Sex ads: It isn’t just Backpage.com
From Facebook to Twitter and once again on Craigslist, a new study shows adult advertising permeates the Web
By Tracy Clark-FloryTopics: Love and Sex, Editor's Picks, Life News
A new report could defend the besieged Backpage.com — and it comes from the same research organization that has been used in the campaign against the classified-ad site.
Activists calling for the site to shutter its adult classifieds section on the grounds that it promotes sex trafficking — like New York Times columnist Nicholas Kristof — have seized on research from Advanced Interactive Media Group (AIM) showing that across a handful of sites carrying prostitution ads, 70 percent come from Backpage. Another significant finding from the organization is that the site’s parent company, Village Voice Media, makes $22 million from such ads. Again and again, critics of the site trot out these, and similar, statistics drawn from AIM research — but the organization’s latest study highlights just how far online prostitution spans beyond Backpage.
In fact, the first lines of the report return to the supposedly resolved issue of sex ads on Craigslist: “Prostitution ads are back on Craigslist. If they ever left in the first place.” As the report explains, shortly after the adult section was shuttered, AIM reviewed the classified site and found that “there were few if any blatant ads for prostitution.” But now, AIM has found that “ads that appear to be for paid sex work are posted regularly” on Craigslist. Granted, the numbers are much lower than they were before the site closed its “adult services” section — and specific stats weren’t available ahead of this writing — but “some [ads] were as blatant as they were” before the closure, and a subset included terms like “barely legal” (which is often used to signal the opposite: underage girls).
In addition, AIM found sex ads on mainstream sites like Facebook, Tumblr and Twitter. Mostly, these ads come in the form of Facebook pages, blog posts or tweets advertising an escort service or individual sex workers. Researchers also found such ads on YP.com and About.com (interestingly, the latter is owned by the New York Times Co., which employs Kristof, arguably the most vocal critic of Backpage).

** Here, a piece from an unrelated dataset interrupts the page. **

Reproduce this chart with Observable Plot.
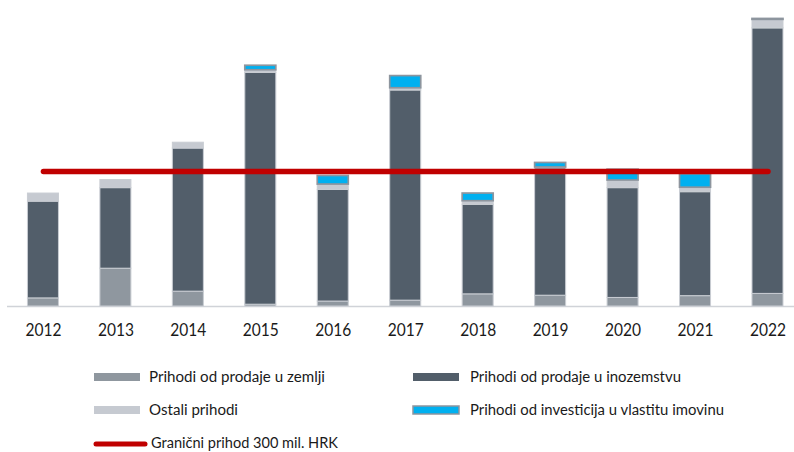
<!DOCTYPE html>
<html>
<head>
<meta charset="utf-8">
<script src="https://cdn.jsdelivr.net/npm/d3@7"></script>
<script src="https://cdn.jsdelivr.net/npm/@observablehq/plot@0.6"></script>
<style>
  html, body { margin: 0; padding: 0; background: #fff; overflow: hidden; width: 794px; height: 452px; }
  #chart svg { display: block; }
  #legend { display: block; overflow: visible; }
</style>
</head>
<body>
<div id="chart"></div>
<svg id="legend" width="794" height="107"></svg>
<script>
// ---- data (mil. HRK) ----
const years = ["2012","2013","2014","2015","2016","2017","2018","2019","2020","2021","2022"];
const seriesNames = [
  "Prihodi od prodaje u zemlji",
  "Prihodi od prodaje u inozemstvu",
  "Ostali prihodi",
  "Prihodi od investicija u vlastitu imovinu"
];
const zemlji      = [18, 84, 33, 4, 11, 13, 27, 24, 19, 23, 28];
const inozemstvo  = [215, 179, 318, 515, 248, 467, 199, 283, 244, 231, 590];
const ostali      = [18, 18, 13, 6, 12, 5, 8, 2, 17, 10, 19];
const investicije = [0, 0, 0, 10, 19, 27, 17, 10, 24, 30, 2];
const threshold = 300;
const thresholdLabel = "Granični prihod 300 mil. HRK";
const seriesColors = ["#8f979f", "#525e6a", "#c6cad1", "#00b0f0"];

// ---- build stacked table ----
const seriesValues = [zemlji, inozemstvo, ostali, investicije];
const rows = [];
years.forEach((yr, i) => {
  let acc = 0;
  seriesValues.forEach((vals, s) => {
    rows.push({year: yr, series: seriesNames[s], y1: acc, y2: acc + vals[i], value: vals[i]});
    acc += vals[i];
  });
});
const invName = seriesNames[3];
const lineData = years.map(y => ({year: y, v: threshold}));

const plot = Plot.plot({
  width: 794,
  height: 345,
  marginLeft: 7,
  marginRight: 0,
  marginTop: 0,
  marginBottom: 39,
  style: {fontFamily: "Lato, sans-serif", background: "#fff"},
  x: {domain: years, paddingInner: 0.572, paddingOuter: 0.217, align: 0.65, round: false, label: null},
  y: {domain: [0, 680], axis: null},
  color: {domain: seriesNames, range: seriesColors},
  marks: [
    Plot.ruleY([0], {stroke: "#d0d3d8", strokeWidth: 1.5}),
    Plot.barY(rows.filter(d => d.series !== invName && d.value > 0),
      {x: "year", y1: "y1", y2: "y2", fill: "series", stroke: "#c9cdd3", strokeWidth: 1}),
    Plot.barY(rows.filter(d => d.series === invName && d.value > 0),
      {x: "year", y1: "y1", y2: "y2", fill: "series", stroke: "#8d959e", strokeWidth: 1.7}),
    Plot.lineY(lineData, {x: "year", y: "v", stroke: "#c00000", strokeWidth: 5.5, strokeLinecap: "round"}),
    Plot.axisX({tickSize: 0, tickPadding: 17, fontSize: 18, fill: "#1a1a1a", label: null})
  ]
});
document.getElementById("chart").appendChild(plot);
plot.querySelectorAll('[aria-label="x-axis tick label"] text').forEach(t => {
  t.setAttribute("textLength", 36);
  t.setAttribute("lengthAdjust", "spacingAndGlyphs");
  t.setAttribute("fill", "#1a1a1a");
});

// ---- legend ----
const lg = d3.select("#legend");
const items = [
  {kind: "rect", x: 94, cy: 32, ty: 37, fill: seriesColors[0], text: seriesNames[0], tx: 149, len: 176},
  {kind: "rect", x: 413, cy: 32, ty: 37, fill: seriesColors[1], text: seriesNames[1], tx: 470, len: 211},
  {kind: "rect", x: 94, cy: 65, ty: 70, fill: seriesColors[2], text: seriesNames[2], tx: 149, len: 89},
  {kind: "rect", x: 413, cy: 65, ty: 70, fill: seriesColors[3], stroke: "#8d959e", text: seriesNames[3], tx: 470, len: 254},
  {kind: "line", x: 94, cy: 99, ty: 103, text: thresholdLabel, tx: 151, len: 187}
];
items.forEach(it => {
  if (it.kind === "rect") {
    lg.append("rect").attr("x", it.x).attr("y", it.cy - 4).attr("width", 46).attr("height", 8)
      .attr("fill", it.fill).attr("stroke", it.stroke || "none").attr("stroke-width", it.stroke ? 1.5 : 0);
  } else {
    lg.append("line").attr("x1", it.x + 2).attr("x2", it.x + 51).attr("y1", it.cy).attr("y2", it.cy)
      .attr("stroke", "#c00000").attr("stroke-width", 5).attr("stroke-linecap", "round");
  }
  lg.append("text").attr("x", it.tx).attr("y", it.ty)
    .attr("font-family", "Lato, sans-serif").attr("font-size", 14.5).attr("fill", "#1a1a1a")
    .attr("textLength", it.len).attr("lengthAdjust", "spacingAndGlyphs")
    .text(it.text);
});
</script>
</body>
</html>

The release lays out the financial benefit to hosting such ads: “Whether free or paid, listings and ads for escort services and similar adult content frequently serve a business purpose for sites like About.com and YP.com,” the report explains. “They drive traffic and page-views; they deliver legitimate results for seemingly (or pseudo-) legitimate businesses; and they provide search results with adjacent paid or pay-per-click ads, which can generate revenue as they are served.”
The volume of these ads is nowhere near that on Backpage, but AIM’s finding shows how easily sex ads proliferate online, even in “legitimate” online venues. Keeping these ads from popping up online is like trying to keep frogs in a bucket.
Asked to comment on whether this latest research poses a challenge to the effort to shut down Backpage’s adult section, Peter M. Zollman, founding principal of AIM, said, “Ads for prostitution are in hundreds or thousands of places online, and anyone looking for them can find them. Backpage and Craigslist are just two sites, and both have taken pretty aggressive steps to eliminate ads involving trafficking in children.” The AIM report doesn’t look specifically at the existence of trafficking ads, as opposed to general sex ads, but as anti-trafficking activists have told me, they see the two as inseparable.
Update: A publicist from About.com tells me the site is “in the process of removing any pages from About.com that include links to escort services” and says “they represent a very small percentage of overall pages on About.com.”